Direction:
Go through the listing and return every line with "React" in it.

Available data:
━━━━━━━━
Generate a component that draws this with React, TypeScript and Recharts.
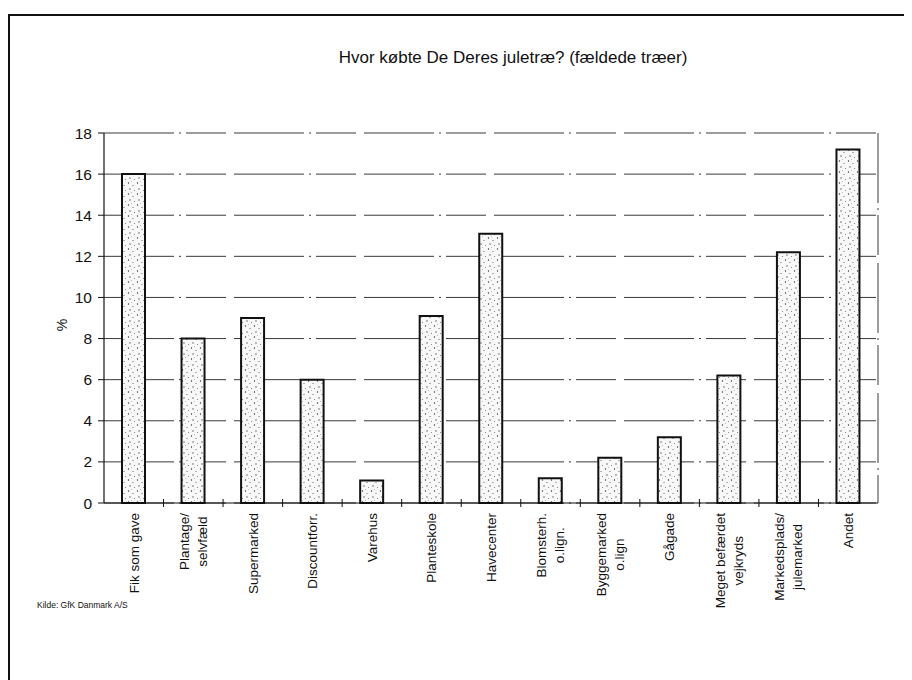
import React from 'react';
import { BarChart, Bar, XAxis, YAxis, CartesianGrid } from 'recharts';

const categories = [
  'Fik som gave',
  'Plantage/\nselvfæld',
  'Supermarked',
  'Discountforr.',
  'Varehus',
  'Planteskole',
  'Havecenter',
  'Blomsterh.\no.lign.',
  'Byggemarked\no.lign',
  'Gågade',
  'Meget befærdet\nvejkryds',
  'Markedsplads/\njulemarked',
  'Andet',
];
const values = [16, 8, 9, 6, 1.1, 9.1, 13.1, 1.2, 2.2, 3.2, 6.2, 12.2, 17.2];
const yTicks = [0, 2, 4, 6, 8, 10, 12, 14, 16, 18];

const title = 'Hvor købte De Deres juletræ? (fældede træer)';
const source = 'Kilde: GfK Danmark A/S';

const data = categories.map((c, i) => ({ name: c, value: values[i] }));

const FONT = "'Liberation Sans', Arial, sans-serif";
const X_FONT_SIZE = 13.5;
const LINE_H = 18;

let ctx: CanvasRenderingContext2D | null = null;
function measure(t: string): number {
  if (!ctx) {
    const c = document.createElement('canvas');
    ctx = c.getContext('2d');
  }
  if (!ctx) return t.length * 7;
  ctx.font = `${X_FONT_SIZE}px 'Liberation Sans'`;
  return ctx.measureText(t).width;
}

const XTick = (props: any) => {
  const { x, y, payload, index } = props;
  const lines: string[] = String(payload.value).split('\n');
  const n = lines.length;
  const maxW = Math.max(...lines.map(measure));
  const cy = y + 10 + maxW / 2;
  const half = typeof payload.offset === 'number' ? payload.offset : 0;
  return (
    <g>
      {index > 0 && half > 0 ? (
        <line x1={x - half} x2={x - half} y1={y - 4} y2={y + 4} stroke="#111" strokeWidth={1} />
      ) : null}
      {lines.map((l, i) => {
        const lx = x + (i - (n - 1) / 2) * LINE_H + 4.8;
        return (
          <text
            key={i}
            transform={`translate(${lx}, ${cy}) rotate(-90)`}
            textAnchor="middle"
            fontSize={X_FONT_SIZE}
            fontFamily={FONT}
            fill="#111"
          >
            {l}
          </text>
        );
      })}
    </g>
  );
};

const PercentLabel = (props: any) => {
  const vb = props.viewBox || {};
  const cx = (vb.x ?? 0) + 13;
  const cy = (vb.y ?? 0) + (vb.height ?? 0) / 2 + 7;
  return (
    <text
      transform={`translate(${cx}, ${cy}) rotate(-90)`}
      textAnchor="middle"
      fontSize={14}
      fontFamily={FONT}
      fill="#111"
    >
      %
    </text>
  );
};

export default function App() {
  return (
    <div
      style={{
        position: 'relative',
        width: 904,
        height: 664,
        marginTop: 6,
        borderTop: '2px solid #111',
        borderLeft: '2px solid #111',
        fontFamily: FONT,
        background: '#fff',
      }}
    >
      <div
        style={{
          position: 'absolute',
          left: 203,
          top: 32,
          width: 600,
          textAlign: 'center',
          fontSize: 17,
          color: '#111',
        }}
      >
        {title}
      </div>
      <div
        style={{
          position: 'absolute',
          left: 27,
          top: 584,
          fontSize: 8.5,
          color: '#111',
        }}
      >
        {source}
      </div>
      <div style={{ position: 'absolute', left: 0, top: 0 }}>
        <BarChart
          width={894}
          height={650}
          data={data}
          margin={{ top: 117, right: 26, left: 44, bottom: 43 }}
          barCategoryGap={0}
        >
          <defs>
            <pattern id="stipple" width="9" height="11" patternUnits="userSpaceOnUse">
              <rect width="9" height="11" fill="#f8f8f8" />
              <circle cx="1.5" cy="2" r="0.65" fill="#333" />
              <circle cx="6" cy="4.5" r="0.55" fill="#555" />
              <circle cx="3" cy="8" r="0.65" fill="#444" />
              <circle cx="7.5" cy="9.5" r="0.5" fill="#666" />
              <circle cx="4.5" cy="0.5" r="0.4" fill="#777" />
            </pattern>
          </defs>
          <CartesianGrid
            stroke="#3a3a3a"
            strokeDasharray="70 5 2 5 40 8"
            vertical={true}
            verticalCoordinatesGenerator={(p: any) => [p.offset.left + p.offset.width]}
          />
          <XAxis
            dataKey="name"
            interval={0}
            tick={<XTick />}
            tickLine={false}
            tickSize={0}
            tickMargin={0}
            axisLine={{ stroke: '#111', strokeWidth: 1.2 }}
            height={120}
          />
          <YAxis
            domain={[0, 18]}
            ticks={yTicks}
            interval={0}
            width={50}
            tickSize={6}
            tickMargin={6}
            tickLine={{ stroke: '#111' }}
            axisLine={{ stroke: '#111', strokeWidth: 1.2 }}
            tick={{ fill: '#111', fontSize: 15.5, fontFamily: FONT }}
            label={<PercentLabel />}
          />
          <Bar
            dataKey="value"
            barSize={23}
            fill="url(#stipple)"
            stroke="#111"
            strokeWidth={2}
            isAnimationActive={false}
          />
        </BarChart>
      </div>
    </div>
  );
}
━━━━━━━━
Response:
Generate a component that draws this with React, TypeScript and Recharts.
import React from 'react';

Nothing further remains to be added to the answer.